Two people who live near each other, work together, shop at the same stores, send their children to the same school, et al, will have completely different experiences when they go on the internet. And each person's experience is hidden from the other, so there is no way for one person to get a glimpse of how the other is seeing their news. That means if those two people were to talk to each other about what they've seen on the internet, they will be confounded by the lack of common experience. What shared experiences exist are likely banal topics such as sports or movies. Each person will be convinced that their knowledge is the dominant viewpoint because it's the majority of the things they find on the web. It's the other guy who is missing the big picture.

Instead of me choosing the newspaper. It's the newspaper choosing me.

1 comments

Right, and my point is this is the exact same argument the church, and other centralized publishing powers at the time, made about the printing press:

Imagine there being competing interpretations of God? How could we form a community? Wont people have completely different experiences in life if they don't have the same experience with God? If we let someone get exposed to the "bad media" before they are exposed to the "good media" how will they ever know what the "good media" is? Can someone please think of the children?

It turns out not a lot of people are actually in favor of freedom when push comes to shove.

Right, all this hysteria about tech companies' irresponsibility is simply "how dare you give the average person an easier route to expressing themselves and connecting to each other". Hell, it might not even be wrong that this is a bad thing[1], but the discourse around it is so dishonest.

[1] There's long been a place in political philosophy for acknowledging that it's possible for the masses to have too much direct power

Except news isn't religion.

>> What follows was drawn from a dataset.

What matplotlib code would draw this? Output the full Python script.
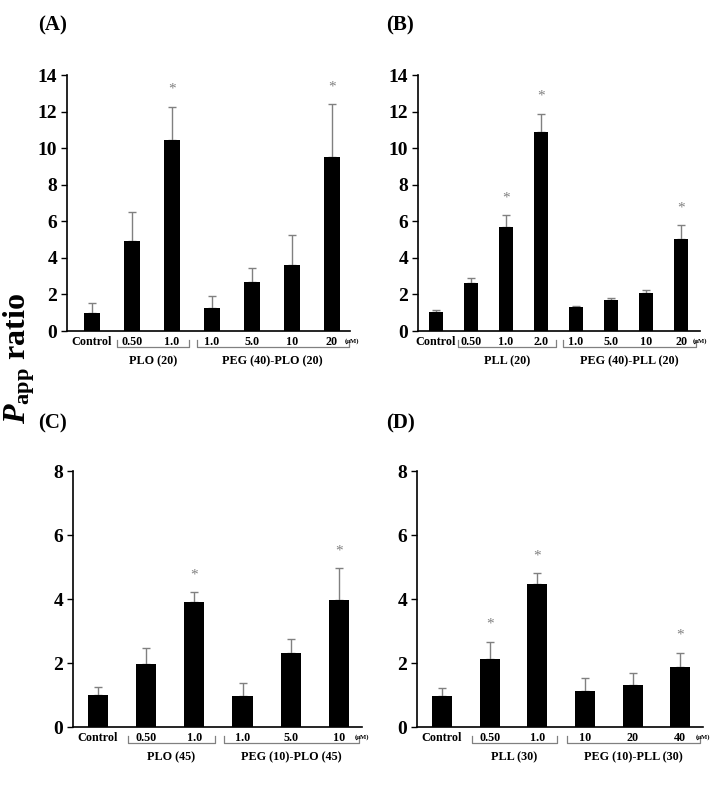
import matplotlib
matplotlib.use("Agg")
import matplotlib.pyplot as plt

plt.rcParams['font.family'] = ['Liberation Serif', 'DejaVu Serif']
plt.rcParams['font.weight'] = 'bold'
plt.rcParams['mathtext.fontset'] = 'custom'
plt.rcParams['mathtext.rm'] = 'Liberation Serif:bold'
plt.rcParams['mathtext.bf'] = 'Liberation Serif:bold'
plt.rcParams['mathtext.it'] = 'Liberation Serif:bold:italic'

# panel (A)
a_labels = ["Control", "0.50", "1.0", "1.0", "5.0", "10", "20"]
a_mean = [1.0, 4.9, 10.47, 1.24, 2.68, 3.62, 9.49]
a_err = [0.55, 1.6, 1.79, 0.67, 0.74, 1.64, 2.9]
a_star = [2, 6]
a_groups = [("PLO (20)", 1, 2), ("PEG (40)-PLO (20)", 3, 6)]

# panel (B)
b_labels = ["Control", "0.50", "1.0", "2.0", "1.0", "5.0", "10", "20"]
b_mean = [1.02, 2.62, 5.68, 10.91, 1.33, 1.69, 2.06, 5.01]
b_err = [0.12, 0.27, 0.64, 0.98, 0.04, 0.1, 0.16, 0.76]
b_star = [2, 3, 7]
b_groups = [("PLL (20)", 1, 3), ("PEG (40)-PLL (20)", 4, 7)]

# panel (C)
c_labels = ["Control", "0.50", "1.0", "1.0", "5.0", "10"]
c_mean = [1.0, 1.96, 3.9, 0.97, 2.32, 3.96]
c_err = [0.24, 0.52, 0.32, 0.4, 0.43, 1.0]
c_star = [2, 5]
c_groups = [("PLO (45)", 1, 2), ("PEG (10)-PLO (45)", 3, 5)]

# panel (D)
d_labels = ["Control", "0.50", "1.0", "10", "20", "40"]
d_mean = [0.98, 2.13, 4.47, 1.13, 1.30, 1.86]
d_err = [0.24, 0.54, 0.34, 0.41, 0.40, 0.46]
d_star = [1, 2, 5]
d_groups = [("PLL (30)", 1, 2), ("PEG (10)-PLL (30)", 3, 5)]

W, H = 719, 791
GRAY = "#808080"


def px_axes(fig, x0, x1, y0, y1):
    return fig.add_axes([x0 / W, (H - y1) / H, (x1 - x0) / W, (y1 - y0) / H])


def draw_panel(ax, labels, mean, err, stars, groups, ymax, xlim):
    x = list(range(len(labels)))
    ax.bar(x, mean, width=0.42, color="black", zorder=2)
    ax.errorbar(x, mean, yerr=[[0] * len(err), err], fmt="none",
                ecolor=GRAY, elinewidth=1.0, capsize=3, capthick=1.0, zorder=1)
    for i in stars:
        ax.annotate("*", (i, mean[i] + err[i]), xytext=(0, 10),
                    textcoords="offset points", ha="center", va="baseline",
                    color=GRAY, fontsize=11, fontweight="normal")
    ax.set_xlim(*xlim)
    ax.set_ylim(0, ymax)
    ax.set_yticks(range(0, ymax + 1, 2))
    ax.set_xticks(x)
    ax.set_xticklabels(labels, fontsize=8.7)
    ax.tick_params(axis="x", length=0, pad=3.5)
    ax.tick_params(axis="y", length=4, width=1, labelsize=14, pad=3)
    for s in ("top", "right"):
        ax.spines[s].set_visible(False)
    for s in ("left", "bottom"):
        ax.spines[s].set_linewidth(1.2)
    tr = ax.get_xaxis_transform()
    for name, first, last in groups:
        x0, x1 = first - 0.38, last + 0.42
        ax.plot([x0, x0, x1, x1], [-0.035, -0.062, -0.062, -0.035],
                color=GRAY, lw=0.9, transform=tr, clip_on=False)
        ax.text((x0 + x1) / 2, -0.118, name, transform=tr, ha="center",
                va="center", fontsize=8.7)
    ax.text(len(labels) - 1 + 0.32, -0.038, "(\u03bcM)", transform=tr,
            ha="left", va="center", fontsize=4.8)


fig = plt.figure(figsize=(W / 100, H / 100), dpi=100)

ax_a = px_axes(fig, 67, 350, 75, 331)
draw_panel(ax_a, a_labels, a_mean, a_err, a_star, a_groups, 14, (-0.625, 6.45))
ax_b = px_axes(fig, 418, 700, 75, 331)
draw_panel(ax_b, b_labels, b_mean, b_err, b_star, b_groups, 14, (-0.51, 7.54))
ax_c = px_axes(fig, 73, 362, 471, 727)
draw_panel(ax_c, c_labels, c_mean, c_err, c_star, c_groups, 8, (-0.52, 5.48))
ax_d = px_axes(fig, 417, 703, 471, 727)
draw_panel(ax_d, d_labels, d_mean, d_err, d_star, d_groups, 8, (-0.525, 5.48))

for lab, xp, yp in [("(A)", 38, 25), ("(B)", 386, 25), ("(C)", 38, 423), ("(D)", 386, 423)]:
    fig.text(xp / W, (H - yp) / H, lab, ha="left", va="center", fontsize=15)

fig.text(1 / W, (H - 358) / H, r"$\mathit{P}_{\mathrm{app}}$ ratio", rotation=90,
         ha="left", va="center", fontsize=23)

fig.savefig("out.png", dpi=100)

The fake news sources will have you believe that their lies are of equal stature as others' facts.

If you're talking about a central authority choosing what information people get to see, wouldn't that make Facebook and their algorithm the Church in this situation?

> The fake news sources will have you believe that their lies are of equal stature as others' facts.

https://en.wikipedia.org/wiki/Postmodernism

> news isn't religion

Anecdotally it feels that way in modern society.

Ask a random person if they believe Fox news.